▶ Task directions
Starting from the top of the material, restate each line exactly until the line that contains "var LABEL_COLOR = '#555555';", which is also copied. Pictures are excluded.

▶ Data extract
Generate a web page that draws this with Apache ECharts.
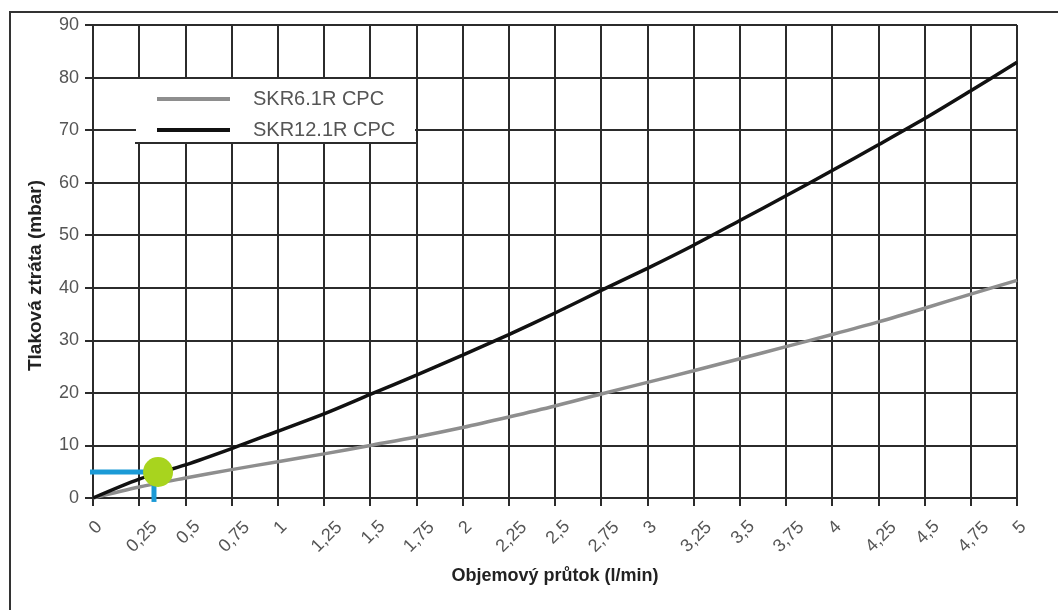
<!DOCTYPE html>
<html>
<head>
<meta charset="utf-8">
<script src="https://cdn.jsdelivr.net/npm/echarts@6/dist/echarts.min.js"></script>
<style>
html,body{margin:0;padding:0;background:#fff;}
#chart{width:1058px;height:610px;}
</style>
</head>
<body>
<div id="chart"></div>
<script>
// ---- data ----
var flowValues = [0, 0.25, 0.5, 0.75, 1, 1.25, 1.5, 1.75, 2, 2.25, 2.5, 2.75, 3, 3.25, 3.5, 3.75, 4, 4.25, 4.5, 4.75, 5];
var xTickLabels = ['0','0,25','0,5','0,75','1','1,25','1,5','1,75','2','2,25','2,5','2,75','3','3,25','3,5','3,75','4','4,25','4,5','4,75','5'];
var yTickLabels = ['0','10','20','30','40','50','60','70','80','90'];
var seriesNames = ['SKR6.1R CPC', 'SKR12.1R CPC'];
var skr6Values  = [0, 2.1, 3.8, 5.4, 6.9, 8.4, 10.0, 11.6, 13.4, 15.4, 17.5, 19.8, 22.0, 24.2, 26.5, 28.8, 31.1, 33.5, 36.1, 38.8, 41.4];
var skr12Values = [0, 3.6, 6.3, 9.4, 12.7, 16.0, 19.7, 23.4, 27.2, 31.1, 35.2, 39.5, 43.7, 48.1, 52.8, 57.5, 62.3, 67.2, 72.2, 77.5, 82.9];
var markerHLine = [[-0.025, 4.95], [0.33, 4.95]];
var markerVLine = [[0.33, 4.95], [0.33, -0.75]];
var markerPoint = [[0.352, 4.95]];
var xAxisTitle = 'Objemový průtok (l/min)';
var yAxisTitle = 'Tlaková ztráta (mbar)';

function pairs(xs, ys) { return xs.map(function (x, i) { return [x, ys[i]]; }); }

var FONT = '"Liberation Sans", Arial, Helvetica, sans-serif';
var GRID_COLOR = '#2b2b2b';
var LABEL_COLOR = '#555555';

var chart = echarts.init(document.getElementById('chart'), null, {renderer: 'canvas'});
var option = {
  animation: false,
  backgroundColor: '#ffffff',
  textStyle: {fontFamily: FONT},
  grid: {left: 93, right: 41, top: 25, bottom: 112, containLabel: false, outerBoundsMode: 'none'},
  legend: {
    data: seriesNames,
    orient: 'vertical',
    left: 157,
    top: 89,
    padding: 0,
    itemGap: 11,
    itemWidth: 73,
    itemHeight: 4,
    icon: 'rect',
    selectedMode: false,
    formatter: function (name) { return '{a|' + name + '}'; },
    textStyle: {
      fontFamily: FONT,
      rich: {a: {fontSize: 20, color: LABEL_COLOR, lineHeight: 22, padding: [0, 0, 0, 18], fontFamily: FONT}}
    }
  },
  xAxis: {
    type: 'value',
    min: 0, max: 5, interval: 0.25,
    name: xAxisTitle,
    nameLocation: 'middle',
    nameGap: 69,
    nameMoveOverlap: false,
    nameTextStyle: {fontSize: 18, fontWeight: 'bold', color: '#222222', fontFamily: FONT},
    axisLine: {show: true, lineStyle: {color: GRID_COLOR, width: 2}},
    axisTick: {show: true, length: 8, lineStyle: {color: GRID_COLOR, width: 2}},
    splitLine: {show: true, lineStyle: {color: GRID_COLOR, width: 2}},
    axisLabel: {
      rotate: 45,
      margin: 39,
      align: 'center',
      verticalAlign: 'middle',
      hideOverlap: false,
      showMinLabel: true,
      showMaxLabel: true,
      formatter: function (v) {
        var t = xTickLabels[Math.round(v / 0.25)];
        if (t === undefined) return '';
        var cls = t.length === 1 ? 's' : (t.length === 3 ? 'm' : 'l');
        return '{' + cls + '|' + t + '}';
      },
      rich: {
        s: {fontSize: 18, color: LABEL_COLOR, fontFamily: FONT, lineHeight: 18, padding: [0, 0, 9, 17]},
        m: {fontSize: 18, color: LABEL_COLOR, fontFamily: FONT, lineHeight: 18, padding: [0, 0, 2, 11]},
        l: {fontSize: 18, color: LABEL_COLOR, fontFamily: FONT, lineHeight: 18, padding: [4, 0, 0, 4]}
      }
    }
  },
  yAxis: {
    type: 'value',
    min: 0, max: 90, interval: 10,
    name: yAxisTitle,
    nameLocation: 'middle',
    nameGap: 48,
    nameRotate: 90,
    nameMoveOverlap: false,
    nameTextStyle: {fontSize: 19, fontWeight: 'bold', color: '#222222', fontFamily: FONT, padding: [0, 28, 0, 0]},
    axisLine: {show: true, lineStyle: {color: GRID_COLOR, width: 2}},
    axisTick: {show: true, length: 8, lineStyle: {color: GRID_COLOR, width: 2}},
    splitLine: {show: true, lineStyle: {color: GRID_COLOR, width: 2}},
    axisLabel: {
      margin: 14,
      fontSize: 18,
      color: LABEL_COLOR,
      fontFamily: FONT,
      formatter: function (v) { var t = yTickLabels[Math.round(v / 10)]; return t === undefined ? '' : t; }
    }
  },
  series: [
    {
      name: seriesNames[0], type: 'line', data: pairs(flowValues, skr6Values),
      smooth: 0.3, showSymbol: false, symbol: 'none',
      lineStyle: {color: '#8e8e8e', width: 3.5}, itemStyle: {color: '#8e8e8e'}, z: 3
    },
    {
      name: seriesNames[1], type: 'line', data: pairs(flowValues, skr12Values),
      smooth: 0.3, showSymbol: false, symbol: 'none',
      lineStyle: {color: '#111111', width: 3.5}, itemStyle: {color: '#111111'}, z: 4
    },
    {
      name: 'hline', type: 'line', data: markerHLine, clip: false, showSymbol: false, symbol: 'none',
      lineStyle: {color: '#1b9ad6', width: 5}, z: 5, silent: true
    },
    {
      name: 'vline', type: 'line', data: markerVLine, clip: false, showSymbol: false, symbol: 'none',
      lineStyle: {color: '#1b9ad6', width: 5}, z: 5, silent: true
    },
    {
      name: 'point', type: 'scatter', data: markerPoint, clip: false, symbol: 'circle', symbolSize: 30,
      itemStyle: {color: '#a8d41e', opacity: 1}, z: 6, silent: true
    }
  ],
  graphic: [
    {type: 'rect', z: 3, silent: true, shape: {x: 136, y: 79, width: 279, height: 64}, style: {fill: '#ffffff'}},
    {type: 'line', z: 3, silent: true, shape: {x1: 135, y1: 143, x2: 416, y2: 143}, style: {stroke: GRID_COLOR, lineWidth: 2}},
    {type: 'line', z: 3, silent: true, shape: {x1: 10, y1: 12, x2: 1058, y2: 12}, style: {stroke: '#333333', lineWidth: 2}},
    {type: 'line', z: 3, silent: true, shape: {x1: 10, y1: 11, x2: 10, y2: 610}, style: {stroke: '#333333', lineWidth: 2}}
  ]
};
chart.setOption(option);
</script>
</body>
</html>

▶ Final result
Generate a web page that draws this with Apache ECharts.
<!DOCTYPE html>
<html>
<head>
<meta charset="utf-8">
<script src="https://cdn.jsdelivr.net/npm/echarts@6/dist/echarts.min.js"></script>
<style>
html,body{margin:0;padding:0;background:#fff;}
#chart{width:1058px;height:610px;}
</style>
</head>
<body>
<div id="chart"></div>
<script>
// ---- data ----
var flowValues = [0, 0.25, 0.5, 0.75, 1, 1.25, 1.5, 1.75, 2, 2.25, 2.5, 2.75, 3, 3.25, 3.5, 3.75, 4, 4.25, 4.5, 4.75, 5];
var xTickLabels = ['0','0,25','0,5','0,75','1','1,25','1,5','1,75','2','2,25','2,5','2,75','3','3,25','3,5','3,75','4','4,25','4,5','4,75','5'];
var yTickLabels = ['0','10','20','30','40','50','60','70','80','90'];
var seriesNames = ['SKR6.1R CPC', 'SKR12.1R CPC'];
var skr6Values  = [0, 2.1, 3.8, 5.4, 6.9, 8.4, 10.0, 11.6, 13.4, 15.4, 17.5, 19.8, 22.0, 24.2, 26.5, 28.8, 31.1, 33.5, 36.1, 38.8, 41.4];
var skr12Values = [0, 3.6, 6.3, 9.4, 12.7, 16.0, 19.7, 23.4, 27.2, 31.1, 35.2, 39.5, 43.7, 48.1, 52.8, 57.5, 62.3, 67.2, 72.2, 77.5, 82.9];
var markerHLine = [[-0.025, 4.95], [0.33, 4.95]];
var markerVLine = [[0.33, 4.95], [0.33, -0.75]];
var markerPoint = [[0.352, 4.95]];
var xAxisTitle = 'Objemový průtok (l/min)';
var yAxisTitle = 'Tlaková ztráta (mbar)';

function pairs(xs, ys) { return xs.map(function (x, i) { return [x, ys[i]]; }); }

var FONT = '"Liberation Sans", Arial, Helvetica, sans-serif';
var GRID_COLOR = '#2b2b2b';
var LABEL_COLOR = '#555555';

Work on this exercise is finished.